--- WORK INSTRUCTIONS ---
Starting with the first line of the data that follows, transcribe every line verbatim until the line containing "plt.rcParams['font.family'] = ['Liberation" has been transcribed.

%%

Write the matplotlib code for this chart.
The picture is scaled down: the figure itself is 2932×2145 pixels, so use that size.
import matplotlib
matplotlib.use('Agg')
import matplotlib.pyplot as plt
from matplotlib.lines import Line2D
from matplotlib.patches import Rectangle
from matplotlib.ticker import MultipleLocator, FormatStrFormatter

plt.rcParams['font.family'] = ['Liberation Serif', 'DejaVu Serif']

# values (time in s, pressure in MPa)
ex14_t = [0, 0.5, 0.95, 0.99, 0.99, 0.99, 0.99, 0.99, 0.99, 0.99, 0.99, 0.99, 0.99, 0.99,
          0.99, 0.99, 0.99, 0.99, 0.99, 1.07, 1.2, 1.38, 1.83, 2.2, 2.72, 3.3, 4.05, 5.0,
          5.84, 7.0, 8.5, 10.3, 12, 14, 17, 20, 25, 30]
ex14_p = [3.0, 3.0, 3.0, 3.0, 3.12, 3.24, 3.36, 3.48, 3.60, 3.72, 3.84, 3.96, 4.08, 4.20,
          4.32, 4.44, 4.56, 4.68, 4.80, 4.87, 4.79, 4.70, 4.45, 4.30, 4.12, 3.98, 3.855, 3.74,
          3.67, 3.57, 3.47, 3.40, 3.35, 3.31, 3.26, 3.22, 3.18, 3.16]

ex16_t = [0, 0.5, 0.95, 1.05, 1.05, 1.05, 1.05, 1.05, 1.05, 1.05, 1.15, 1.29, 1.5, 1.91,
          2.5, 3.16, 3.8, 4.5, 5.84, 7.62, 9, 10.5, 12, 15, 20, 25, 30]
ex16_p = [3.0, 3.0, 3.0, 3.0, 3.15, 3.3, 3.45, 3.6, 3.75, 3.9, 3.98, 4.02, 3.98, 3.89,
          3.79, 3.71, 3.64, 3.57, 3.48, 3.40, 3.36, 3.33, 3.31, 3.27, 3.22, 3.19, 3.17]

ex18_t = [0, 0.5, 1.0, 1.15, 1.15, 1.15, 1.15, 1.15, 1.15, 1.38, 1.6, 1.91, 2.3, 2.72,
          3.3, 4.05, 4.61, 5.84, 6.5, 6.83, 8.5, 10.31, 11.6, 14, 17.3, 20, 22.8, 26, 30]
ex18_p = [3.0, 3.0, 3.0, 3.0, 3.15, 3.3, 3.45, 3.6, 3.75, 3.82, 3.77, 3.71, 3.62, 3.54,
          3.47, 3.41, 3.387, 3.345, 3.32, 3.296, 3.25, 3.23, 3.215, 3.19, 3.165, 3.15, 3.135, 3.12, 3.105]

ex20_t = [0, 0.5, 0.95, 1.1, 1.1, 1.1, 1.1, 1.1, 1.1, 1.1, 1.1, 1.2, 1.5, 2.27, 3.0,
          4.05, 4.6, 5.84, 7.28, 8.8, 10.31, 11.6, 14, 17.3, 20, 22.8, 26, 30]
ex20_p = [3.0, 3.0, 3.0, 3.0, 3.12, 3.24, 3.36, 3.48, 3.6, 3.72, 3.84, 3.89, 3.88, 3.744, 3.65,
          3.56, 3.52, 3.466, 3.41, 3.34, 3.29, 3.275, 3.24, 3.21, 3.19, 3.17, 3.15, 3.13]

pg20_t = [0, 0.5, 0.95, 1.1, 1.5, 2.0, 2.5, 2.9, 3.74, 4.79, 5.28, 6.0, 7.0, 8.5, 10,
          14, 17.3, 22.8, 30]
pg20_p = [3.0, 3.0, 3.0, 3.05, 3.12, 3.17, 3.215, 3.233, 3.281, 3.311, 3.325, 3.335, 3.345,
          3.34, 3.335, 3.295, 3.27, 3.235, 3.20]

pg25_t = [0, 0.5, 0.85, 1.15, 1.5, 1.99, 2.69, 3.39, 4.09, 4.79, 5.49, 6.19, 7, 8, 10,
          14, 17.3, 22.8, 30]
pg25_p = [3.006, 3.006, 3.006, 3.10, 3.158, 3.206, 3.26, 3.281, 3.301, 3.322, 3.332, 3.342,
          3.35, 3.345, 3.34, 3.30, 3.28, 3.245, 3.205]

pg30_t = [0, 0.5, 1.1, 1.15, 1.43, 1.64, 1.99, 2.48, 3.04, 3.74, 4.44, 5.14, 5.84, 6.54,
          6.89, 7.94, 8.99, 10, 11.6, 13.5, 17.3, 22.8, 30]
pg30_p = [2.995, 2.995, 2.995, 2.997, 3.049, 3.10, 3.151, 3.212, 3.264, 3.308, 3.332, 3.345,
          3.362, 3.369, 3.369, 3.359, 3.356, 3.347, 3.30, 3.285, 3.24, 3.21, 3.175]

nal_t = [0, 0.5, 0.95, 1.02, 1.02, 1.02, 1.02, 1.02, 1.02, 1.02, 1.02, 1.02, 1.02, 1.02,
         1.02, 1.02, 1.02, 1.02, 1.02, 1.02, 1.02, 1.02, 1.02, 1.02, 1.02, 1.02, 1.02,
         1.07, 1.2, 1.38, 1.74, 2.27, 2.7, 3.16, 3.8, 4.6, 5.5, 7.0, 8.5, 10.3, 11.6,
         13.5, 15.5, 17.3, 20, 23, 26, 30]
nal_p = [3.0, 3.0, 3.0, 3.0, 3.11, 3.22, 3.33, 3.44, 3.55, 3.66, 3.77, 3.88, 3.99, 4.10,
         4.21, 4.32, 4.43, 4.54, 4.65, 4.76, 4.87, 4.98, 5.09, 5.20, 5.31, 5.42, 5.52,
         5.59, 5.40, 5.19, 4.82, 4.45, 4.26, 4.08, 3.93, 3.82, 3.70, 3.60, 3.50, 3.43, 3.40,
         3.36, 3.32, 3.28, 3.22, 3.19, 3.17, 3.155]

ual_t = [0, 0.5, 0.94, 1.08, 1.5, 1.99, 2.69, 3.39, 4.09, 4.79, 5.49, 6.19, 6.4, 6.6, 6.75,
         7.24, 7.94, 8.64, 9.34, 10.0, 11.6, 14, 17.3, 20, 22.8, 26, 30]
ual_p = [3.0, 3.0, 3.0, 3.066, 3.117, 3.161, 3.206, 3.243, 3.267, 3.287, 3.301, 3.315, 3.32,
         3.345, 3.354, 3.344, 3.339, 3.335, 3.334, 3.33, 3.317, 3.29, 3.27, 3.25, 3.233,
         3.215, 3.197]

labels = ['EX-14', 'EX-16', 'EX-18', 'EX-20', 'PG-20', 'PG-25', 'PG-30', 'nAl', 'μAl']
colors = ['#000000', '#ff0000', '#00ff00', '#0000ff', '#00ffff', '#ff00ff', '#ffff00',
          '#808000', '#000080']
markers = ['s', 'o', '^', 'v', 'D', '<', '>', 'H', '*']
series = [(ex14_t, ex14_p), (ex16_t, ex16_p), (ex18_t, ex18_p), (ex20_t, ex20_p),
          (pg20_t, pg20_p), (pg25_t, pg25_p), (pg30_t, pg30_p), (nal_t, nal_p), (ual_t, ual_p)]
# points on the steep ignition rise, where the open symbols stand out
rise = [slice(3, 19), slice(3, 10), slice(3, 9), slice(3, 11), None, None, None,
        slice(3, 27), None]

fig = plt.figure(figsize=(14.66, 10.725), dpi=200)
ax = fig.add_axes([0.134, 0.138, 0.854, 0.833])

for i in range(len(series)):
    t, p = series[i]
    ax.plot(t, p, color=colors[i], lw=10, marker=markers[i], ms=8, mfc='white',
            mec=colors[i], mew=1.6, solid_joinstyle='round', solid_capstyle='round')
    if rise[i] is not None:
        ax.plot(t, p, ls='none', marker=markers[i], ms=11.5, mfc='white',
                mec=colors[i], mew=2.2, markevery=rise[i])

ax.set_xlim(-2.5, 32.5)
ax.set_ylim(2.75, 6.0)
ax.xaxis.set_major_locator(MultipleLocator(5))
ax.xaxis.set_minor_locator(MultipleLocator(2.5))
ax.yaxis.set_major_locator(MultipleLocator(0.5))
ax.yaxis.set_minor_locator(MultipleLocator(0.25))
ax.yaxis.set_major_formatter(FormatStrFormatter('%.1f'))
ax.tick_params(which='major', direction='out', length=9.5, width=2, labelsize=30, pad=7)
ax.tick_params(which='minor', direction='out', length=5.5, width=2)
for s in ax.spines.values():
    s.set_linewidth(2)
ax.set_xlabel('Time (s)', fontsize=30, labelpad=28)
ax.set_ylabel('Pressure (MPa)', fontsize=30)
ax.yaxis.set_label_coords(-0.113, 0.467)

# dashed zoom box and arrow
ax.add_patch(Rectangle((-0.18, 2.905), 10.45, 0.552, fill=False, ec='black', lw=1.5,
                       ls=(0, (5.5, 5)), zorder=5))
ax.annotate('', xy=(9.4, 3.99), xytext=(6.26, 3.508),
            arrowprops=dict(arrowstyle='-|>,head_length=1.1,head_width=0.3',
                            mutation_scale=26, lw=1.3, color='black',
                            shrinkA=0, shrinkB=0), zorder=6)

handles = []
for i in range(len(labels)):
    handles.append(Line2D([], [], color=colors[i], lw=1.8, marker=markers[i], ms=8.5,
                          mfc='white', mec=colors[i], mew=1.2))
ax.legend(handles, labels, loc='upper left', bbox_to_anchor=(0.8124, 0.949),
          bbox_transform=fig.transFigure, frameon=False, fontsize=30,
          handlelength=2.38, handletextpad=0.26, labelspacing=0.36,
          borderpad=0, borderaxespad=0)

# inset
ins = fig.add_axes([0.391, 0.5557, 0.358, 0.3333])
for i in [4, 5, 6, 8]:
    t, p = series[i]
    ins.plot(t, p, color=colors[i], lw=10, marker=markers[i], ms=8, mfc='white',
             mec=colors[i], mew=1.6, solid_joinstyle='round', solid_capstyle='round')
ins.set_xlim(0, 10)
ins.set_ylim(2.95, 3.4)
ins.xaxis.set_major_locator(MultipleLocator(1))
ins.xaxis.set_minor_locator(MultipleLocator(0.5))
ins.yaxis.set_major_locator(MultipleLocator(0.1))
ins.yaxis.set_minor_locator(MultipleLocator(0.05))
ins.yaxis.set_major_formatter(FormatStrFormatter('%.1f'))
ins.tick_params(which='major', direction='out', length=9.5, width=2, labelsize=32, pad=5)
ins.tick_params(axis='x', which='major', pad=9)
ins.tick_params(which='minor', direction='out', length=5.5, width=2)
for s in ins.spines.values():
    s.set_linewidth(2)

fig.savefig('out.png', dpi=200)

%%

--- EXERCISE RESULT ---
Write the matplotlib code for this chart.
The picture is scaled down: the figure itself is 2932×2145 pixels, so use that size.
import matplotlib
matplotlib.use('Agg')
import matplotlib.pyplot as plt
from matplotlib.lines import Line2D
from matplotlib.patches import Rectangle
from matplotlib.ticker import MultipleLocator, FormatStrFormatter

plt.rcParams['font.family'] = ['Liberation Serif', 'DejaVu Serif']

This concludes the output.